2013年10月20日「リスクをとる信仰」渡辺敏雄牧師

聖書箇所:ヘブライ人への手紙11章8~12節

説教要旨:
リスクをとることに日本人は消極的であるといわれます。
そのことを裏返せば安全志向である、堅実であるという評価になります。
一方あまりにもリスクを避けることがまさると、事態は前進することなく、問題が先送りされていくということになります。
では信仰においてリスクをどう考えたらいいのでしょうか。
今日の聖書の箇所で「信仰によって」と言われています。
「アブラハムの信仰によって」、あるいは「サラの信仰によって」と言われていないことに注目したいと思います。「信仰によって」と聞くと、何か私たちが所有する信仰によって、その信仰の強さ、深さによってと受け取りがちになりますが、そうではなく、信仰と訳されていますが、誤解されないために「真実によって」と訳すべきでしょう。
それも「神の真実によって」と訳すことで誤解なく受け取ることができるのではないのでしょうか。

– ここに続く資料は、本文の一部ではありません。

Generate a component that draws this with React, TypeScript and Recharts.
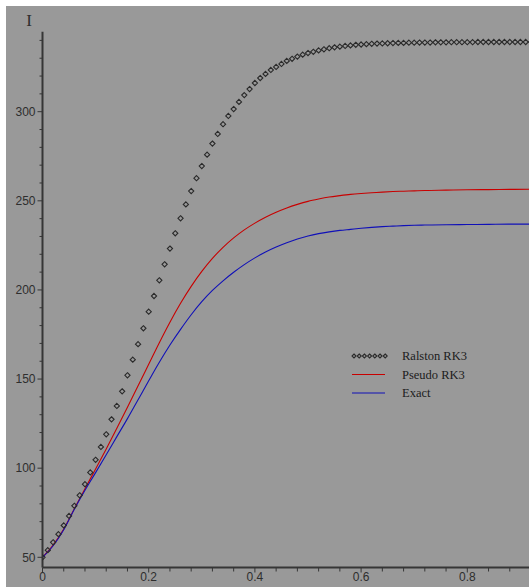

つまり信仰においてリスクをとるということは、背後に神の真実があるということです。
神は約束されたことを必ず実現される御方です。その神の真実が私たちがリスクをとる態度において大事になるのです。いや神が約束されておられるなら、その約束の実現に向けて神がリスクを引き受けてくださるはずである。だから私たちは行き先にリスクがあろうと、あえて神の真実に支えられて旅立つことができるのです。神の真実を信じるとき、そこに私たちの信仰が生まれてくるのです。
アブラハムも「行き先も知らずに出発したのです」(8節)。「行き先も知らず」ということは、
かなりリスクが伴います。普通ですと、リスクが高いなら、無茶せず行くことはやめろとなるでしょう。
しかしアブラハムは出発したのです。ここに信仰におけるリスクを考える上で重要な視点が提示されているのです。